Giant Souffle Muffins with Strawberry Sauce

I saw these giant pancake souffle muffins on The Noble Pig and had to make them immediately. These would be perfect for brunch. 
They were so light and airy, simply delightful I tell you! 

Pancake Souffle Muffins with Spiced Strawberry Pinot JamAdapted from Fine Cooking
Makes 24 muffins

Nonstick Cooking Spray
10.5 oz (2-1/2 cups) all-purpose flour
4.5 oz. (1 cup plus 2 Tbs) cake flour
2 teaspoons baking soda
2 teaspoons baking powder
1 teaspoon kosher salt
6 large eggs, separated and at room temperature
3/4 teaspoon cream of tartar
3 oz (6 Tbs) unsalted butter, melted  and cooled slightly
6 Tbs granulated sugar
1 teaspoon vanilla extract
3-1/3 cups buttermilk, room temperature
Confectioners sugar, jam, maple syrup

Position rack in the center of the oven and heat the oven to 400o F.  Liberally spray two 12-cup muffin pans with cooking spray.  Don't miss a spot.

In a medium bowl, mix the all-purpose flour, cake flour, baking soda, baking powder and salt; set aside.

In a large, clean mixing bowl, beat the egg whites and cream of tartar with an electric mixer on medium-high speed to firm (but not dry) peaks, 2 to 3 minutes.  Set aside.

In another large bowl, beat the egg yolks with the mixer on the medium-high speed until thick, ribbony, and lemon-yellow, about 6 minutes.  Add the melted butter, sugar and vanilla; mix on medium-low speed until combined, about 30 seconds.  Add one-third of the dry ingredients and mix on low speed.  Add one-third of the buttermilk and mix to combine.  Alternate adding the remaining dry ingredients and buttermilk, ending with the buttermilk and mixing until just combined.  With a large rubber spatula, gently fold the whites into the batter, leaving some streaks.  (The batter may be prepared up to this point up to 2 hours ahead; cover and refrigerate.)
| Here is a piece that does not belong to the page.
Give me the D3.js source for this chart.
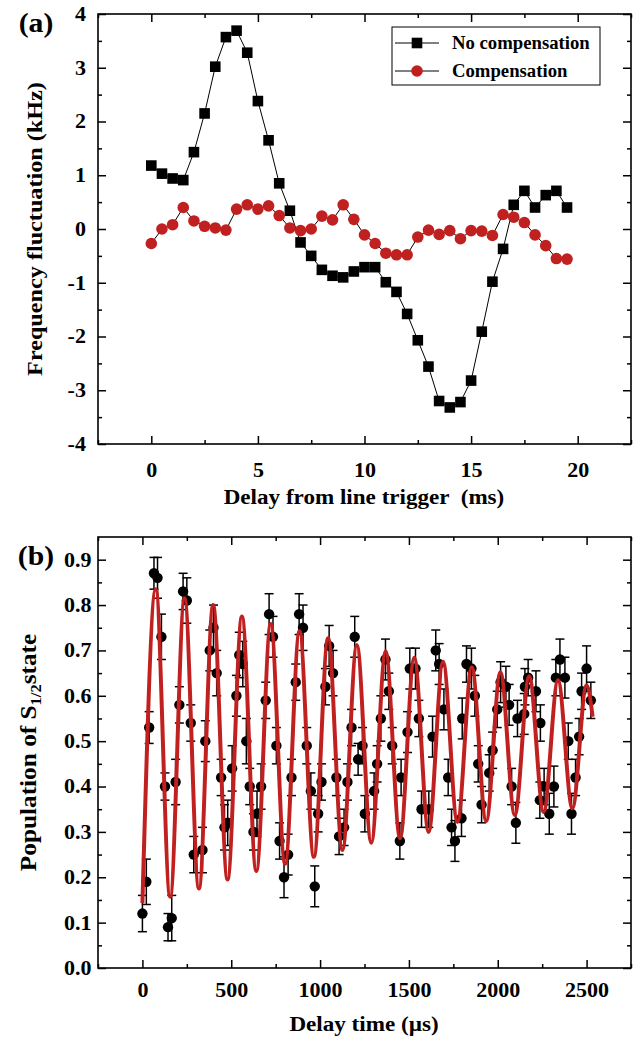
<!DOCTYPE html>
<html>
<head>
<meta charset="utf-8">
<script src="https://cdn.jsdelivr.net/npm/d3@7"></script>
<style>
  body { margin: 0; background: #fff; }
  svg text { font-family: "Liberation Serif", "Times New Roman", serif; font-weight: bold; fill: #000; }
</style>
</head>
<body>
<svg id="chart" width="636" height="1039"></svg>
<script>
// ---- panel (a) data ----
const delayA = [0, 0.5, 1, 1.5, 2, 2.5, 3, 3.5, 4, 4.5, 5, 5.5, 6, 6.5, 7, 7.5, 8, 8.5, 9, 9.5,
    10, 10.5, 11, 11.5, 12, 12.5, 13, 13.5, 14, 14.5, 15, 15.5, 16, 16.5, 17, 17.5, 18, 18.5, 19, 19.5];
const noCompensation = [1.18, 1.03, 0.94, 0.91, 1.43, 2.15, 3.02, 3.57, 3.69, 3.28, 2.38, 1.65, 0.85, 0.34,
    -0.25, -0.50, -0.76, -0.87, -0.90, -0.79, -0.71, -0.71, -0.99, -1.17, -1.58, -2.07, -2.56, -3.20, -3.32,
    -3.22, -2.82, -1.91, -0.98, -0.37, 0.45, 0.71, 0.40, 0.63, 0.71, 0.40];
const compensation = [-0.27, 0.00, 0.08, 0.40, 0.15, 0.05, 0.02, -0.02, 0.37, 0.45, 0.37, 0.43, 0.25, 0.02,
    -0.03, 0.00, 0.24, 0.17, 0.45, 0.18, -0.11, -0.27, -0.45, -0.48, -0.48, -0.15, -0.02, -0.10, -0.03,
    -0.18, -0.03, -0.04, -0.12, 0.27, 0.22, 0.12, -0.11, -0.31, -0.55, -0.56];
const seriesNames = ['No compensation', 'Compensation'];
const xTicksA = [0, 5, 10, 15, 20];
const xMinorA = [-2.5, 2.5, 7.5, 12.5, 17.5, 22.5];
const yTicksA = [-4, -3, -2, -1, 0, 1, 2, 3, 4];
const yMinorA = [-3.5, -2.5, -1.5, -0.5, 0.5, 1.5, 2.5, 3.5];

// ---- panel (b) data ----
const delayB = [0, 22, 38, 65, 85, 107, 127, 144, 165, 187, 208, 229, 250, 272, 289, 338, 354, 379, 400, 418,
    443, 462, 480, 505, 529, 545, 565, 585, 604, 625, 645, 668, 694, 713, 735, 754, 772, 797, 820, 839,
    863, 882, 904, 925, 948, 970, 989, 1008, 1030, 1051, 1073, 1092, 1107, 1135, 1154, 1177, 1195, 1214,
    1239, 1252, 1304, 1321, 1342, 1368, 1387, 1406, 1449, 1456, 1492, 1505, 1537, 1556, 1571, 1612, 1633,
    1651, 1670, 1697, 1721, 1740, 1759, 1796, 1800, 1824, 1852, 1871, 1890, 1909, 1952, 1971, 1997, 2016,
    2046, 2064, 2078, 2102, 2111, 2149, 2153, 2171, 2215, 2237, 2240, 2261, 2290, 2316, 2327, 2350, 2378,
    2397, 2415, 2438, 2458, 2472, 2500, 2524];
const population = [0.12, 0.19, 0.53, 0.87, 0.86, 0.73, 0.40, 0.09, 0.11, 0.41, 0.58, 0.83, 0.81, 0.54, 0.25,
    0.26, 0.50, 0.70, 0.75, 0.65, 0.42, 0.31, 0.32, 0.44, 0.60, 0.69, 0.67, 0.50, 0.40, 0.30, 0.34, 0.40,
    0.59, 0.78, 0.73, 0.49, 0.28, 0.20, 0.25, 0.42, 0.63, 0.78, 0.75, 0.49, 0.39, 0.18, 0.34, 0.41, 0.62,
    0.71, 0.65, 0.42, 0.29, 0.31, 0.41, 0.53, 0.73, 0.46, 0.49, 0.34, 0.39, 0.45, 0.55, 0.68, 0.61, 0.49,
    0.28, 0.42, 0.52, 0.66, 0.66, 0.55, 0.35, 0.35, 0.51, 0.70, 0.67, 0.57, 0.42, 0.31, 0.28, 0.33, 0.55,
    0.67, 0.66, 0.60, 0.45, 0.36, 0.43, 0.48, 0.57, 0.63, 0.62, 0.58, 0.40, 0.32, 0.55, 0.56, 0.62, 0.64,
    0.61, 0.37, 0.54, 0.40, 0.34, 0.40, 0.64, 0.68, 0.64, 0.50, 0.34, 0.42, 0.51, 0.61, 0.66, 0.59];
const popError = [0.04, 0.05, 0.035, 0.035, 0.045, 0.05, 0.03, 0.03, 0.05, 0.05, 0.04, 0.04, 0.05, 0.04, 0.04,
    0.05, 0.045, 0.045, 0.05, 0.05, 0.04, 0.05, 0.05, 0.05, 0.045, 0.05, 0.05, 0.05, 0.04, 0.04, 0.05, 0.05,
    0.04, 0.045, 0.045, 0.04, 0.04, 0.045, 0.045, 0.04, 0.04, 0.045, 0.05, 0.04, 0.04, 0.045, 0.04, 0.04, 0.04,
    0.045, 0.05, 0.04, 0.04, 0.04, 0.04, 0.04, 0.045, 0.035, 0.04, 0.04, 0.04, 0.04, 0.05, 0.045, 0.04, 0.04,
    0.04, 0.04, 0.045, 0.045, 0.045, 0.04, 0.04, 0.04, 0.045, 0.045, 0.045, 0.045, 0.04, 0.04, 0.045, 0.04,
    0.045, 0.04, 0.045, 0.045, 0.04, 0.04, 0.04, 0.04, 0.04, 0.045, 0.045, 0.045, 0.04, 0.045, 0.04, 0.045,
    0.04, 0.04, 0.045, 0.04, 0.04, 0.04, 0.045, 0.045, 0.04, 0.045, 0.045, 0.04, 0.045, 0.04, 0.04, 0.04,
    0.05, 0.04];
// fitted curve: start, alternating peaks / troughs, end
const fitTime = [0, 75, 156, 237, 318, 398, 479, 560, 641, 722, 803, 884, 965, 1045, 1126, 1207, 1288,
    1369, 1450, 1530, 1611, 1692, 1773, 1854, 1935, 2015, 2096, 2177, 2258, 2339, 2420, 2500, 2534];
const fitValue = [0.143, 0.835, 0.157, 0.815, 0.175, 0.800, 0.195, 0.775, 0.214, 0.758, 0.230, 0.742, 0.245,
    0.727, 0.260, 0.712, 0.276, 0.698, 0.286, 0.684, 0.300, 0.675, 0.322, 0.663, 0.324, 0.652, 0.337, 0.643,
    0.344, 0.634, 0.352, 0.623, 0.554];
const xTicksB = [0, 500, 1000, 1500, 2000, 2500];
const xMinorB = [-250, 250, 750, 1250, 1750, 2250, 2750];
const yTicksB = [0, 0.1, 0.2, 0.3, 0.4, 0.5, 0.6, 0.7, 0.8, 0.9];
const yMinorB = [0.05, 0.15, 0.25, 0.35, 0.45, 0.55, 0.65, 0.75, 0.85];

const red = '#c0201f';
const SX = 1.1; // text in the picture is a little wider than Times

let svg = d3.select('#chart');

// generic frame with inward ticks on all four sides
function frame(x, y, xMajor, xMinor, yMajor, yMinor, yFmt, xPad, yPad) {
    let xr = x.range();
    let yr = y.range();
    let g = svg.append('g').attr('class', 'frame');

    let parts = [
        [d3.axisBottom(x).tickValues(xMajor).tickFormat(String).tickSize(-8).tickPadding(xPad), 0, yr[0]],
        [d3.axisBottom(x).tickValues(xMinor).tickFormat('').tickSize(-4), 0, yr[0]],
        [d3.axisTop(x).tickValues(xMajor).tickFormat('').tickSize(-8), 0, yr[1]],
        [d3.axisTop(x).tickValues(xMinor).tickFormat('').tickSize(-4), 0, yr[1]],
        [d3.axisLeft(y).tickValues(yMajor).tickFormat(yFmt).tickSize(-8).tickPadding(yPad), xr[0], 0],
        [d3.axisLeft(y).tickValues(yMinor).tickFormat('').tickSize(-4), xr[0], 0],
        [d3.axisRight(y).tickValues(yMajor).tickFormat('').tickSize(-8), xr[1], 0],
        [d3.axisRight(y).tickValues(yMinor).tickFormat('').tickSize(-4), xr[1], 0]
    ];
    parts.forEach(function(p) {
        let a = g.append('g')
            .attr('transform', 'translate(' + p[1] + ',' + p[2] + ')')
            .call(p[0].tickSizeOuter(0));
        a.select('.domain').remove();
        a.selectAll('line').attr('stroke', '#000').attr('stroke-width', 1.5);
        a.selectAll('text')
            .attr('font-size', 20)
            .attr('font-family', null)
            .attr('fill', '#000')
            .attr('transform', 'scale(' + SX + ',1)');
    });

    g.append('rect')
        .attr('x', xr[0]).attr('y', yr[1])
        .attr('width', xr[1] - xr[0]).attr('height', yr[0] - yr[1])
        .attr('fill', 'none').attr('stroke', '#000').attr('stroke-width', 1.6);
}

function label(text, x, y, size, rotate) {
    return svg.append('text')
        .attr('transform', 'translate(' + x + ',' + y + ')' + (rotate ? ' rotate(-90)' : '') + ' scale(' + SX + ',1)')
        .attr('text-anchor', 'middle')
        .attr('font-size', size)
        .style('white-space', 'pre')
        .text(text);
}

// ================= panel (a) =================
let xA = d3.scaleLinear().domain([-2.5, 22.5]).range([98, 631]);
let yA = d3.scaleLinear().domain([-4, 4]).range([444, 14]);

frame(xA, yA, xTicksA, xMinorA, yTicksA, yMinorA, String, 19, 11);

let lineA = d3.line()
    .x(function(d) { return xA(d[0]); })
    .y(function(d) { return yA(d[1]); });

let dataNo = delayA.map(function(t, i) { return [t, noCompensation[i]]; });
let dataComp = delayA.map(function(t, i) { return [t, compensation[i]]; });

svg.append('path').datum(dataNo)
    .attr('d', lineA).attr('fill', 'none').attr('stroke', '#000').attr('stroke-width', 1);
svg.append('path').datum(dataComp)
    .attr('d', lineA).attr('fill', 'none').attr('stroke', '#000').attr('stroke-width', 1);

svg.append('g').selectAll('rect').data(dataNo).enter().append('rect')
    .attr('x', function(d) { return xA(d[0]) - 5.3; })
    .attr('y', function(d) { return yA(d[1]) - 5.3; })
    .attr('width', 10.6).attr('height', 10.6)
    .attr('fill', '#000');

svg.append('g').selectAll('circle').data(dataComp).enter().append('circle')
    .attr('cx', function(d) { return xA(d[0]); })
    .attr('cy', function(d) { return yA(d[1]); })
    .attr('r', 5.8)
    .attr('fill', red);

// legend
let legend = svg.append('g').attr('transform', 'translate(392,27)');
legend.append('rect')
    .attr('width', 208).attr('height', 58)
    .attr('fill', '#fff').attr('stroke', '#000').attr('stroke-width', 1);
seriesNames.forEach(function(name, i) {
    let cy = 16 + i * 28;
    legend.append('line')
        .attr('x1', 3).attr('x2', 47).attr('y1', cy).attr('y2', cy)
        .attr('stroke', '#000').attr('stroke-width', 1);
    if (i === 0) {
        legend.append('rect').attr('x', 19.7).attr('y', cy - 5.3).attr('width', 10.6).attr('height', 10.6).attr('fill', '#000');
    } else {
        legend.append('circle').attr('cx', 25).attr('cy', cy).attr('r', 5.8).attr('fill', red);
    }
    legend.append('text')
        .attr('transform', 'translate(60,' + (cy + 6) + ') scale(1.04,1)')
        .attr('font-size', 18)
        .text(name);
});

label('(a)', 36, 32, 27, false);
label('Frequency fluctuation (kHz)', 42, yA(0), 22, true);
label('Delay from line trigger  (ms)', 364, 504, 21, false);

// ================= panel (b) =================
let xB = d3.scaleLinear().domain([-250, 2750]).range([98, 631]);
let yB = d3.scaleLinear().domain([0, 0.95]).range([968, 537]);

frame(xB, yB, xTicksB, xMinorB, yTicksB, yMinorB, d3.format('.1f'), 15, 6);

let points = delayB.map(function(t, i) { return { t: t, v: population[i], e: popError[i] }; });

let bars = svg.append('g').attr('stroke', '#000').attr('stroke-width', 1.5);
points.forEach(function(p) {
    let cx = xB(p.t);
    let top = yB(p.v + p.e);
    let bot = yB(p.v - p.e);
    bars.append('line').attr('x1', cx).attr('x2', cx).attr('y1', top).attr('y2', bot);
    bars.append('line').attr('x1', cx - 4.5).attr('x2', cx + 4.5).attr('y1', top).attr('y2', top);
    bars.append('line').attr('x1', cx - 4.5).attr('x2', cx + 4.5).attr('y1', bot).attr('y2', bot);
});

svg.append('g').selectAll('circle').data(points).enter().append('circle')
    .attr('cx', function(d) { return xB(d.t); })
    .attr('cy', function(d) { return yB(d.v); })
    .attr('r', 5.2)
    .attr('fill', '#000');

let fitLine = d3.line()
    .curve(d3.curveMonotoneX)
    .x(function(d, i) { return xB(fitTime[i]); })
    .y(function(d) { return yB(d); });

svg.append('path').datum(fitValue)
    .attr('d', fitLine)
    .attr('fill', 'none')
    .attr('stroke', red)
    .attr('stroke-width', 4);

label('(b)', 36, 565, 27, false);
let yTitle = svg.append('text')
    .attr('transform', 'translate(36,' + yB(0.475) + ') rotate(-90) scale(' + SX + ',1)')
    .attr('text-anchor', 'middle')
    .attr('font-size', 23);
yTitle.append('tspan').text('Population of S');
yTitle.append('tspan').attr('font-size', 15).attr('dy', 5).text('1/2');
yTitle.append('tspan').attr('dy', -5).text('state');
label('Delay time (\u00b5s)', 364, 1031, 21, false);
</script>
</body>
</html>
Fill the muffin cups to the rim.  Bake, rotating the pans after 10 minutes, until browned on top and puffed, and a toothpick inserted in the centers comes out dry, about 20 minutes.
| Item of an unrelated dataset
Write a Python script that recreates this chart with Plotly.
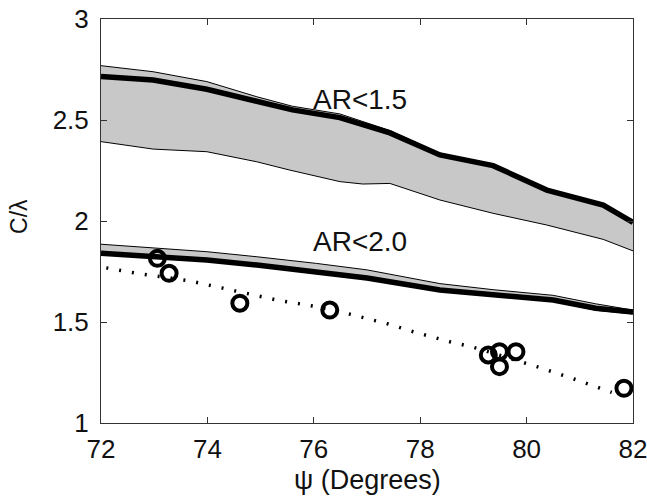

To remove muffins, gently swirl an offset spatula around each muffin and pop it out.



Adriana said...

i NEED to make these. they look insanely delish!


They look so yummy!

Jacqui said...

These look awesome...this will be a must try for me!! Thank you for sharing

Tiff said...

Hanna.. you are going to make me weigh 400 lbs. before its all said and done!! :)

Lindsay said...

BREAD is my weakness. THESE are calling my name! YUM!

slommler said...

Oh my!! Drooling here! Thanks for the recipe!

Stacie said...

Another great one, Hanna! And you have got to give us some food photo tips, I can never take a good one.

Melissa said...

This recipe looks so pretty! awesome photos!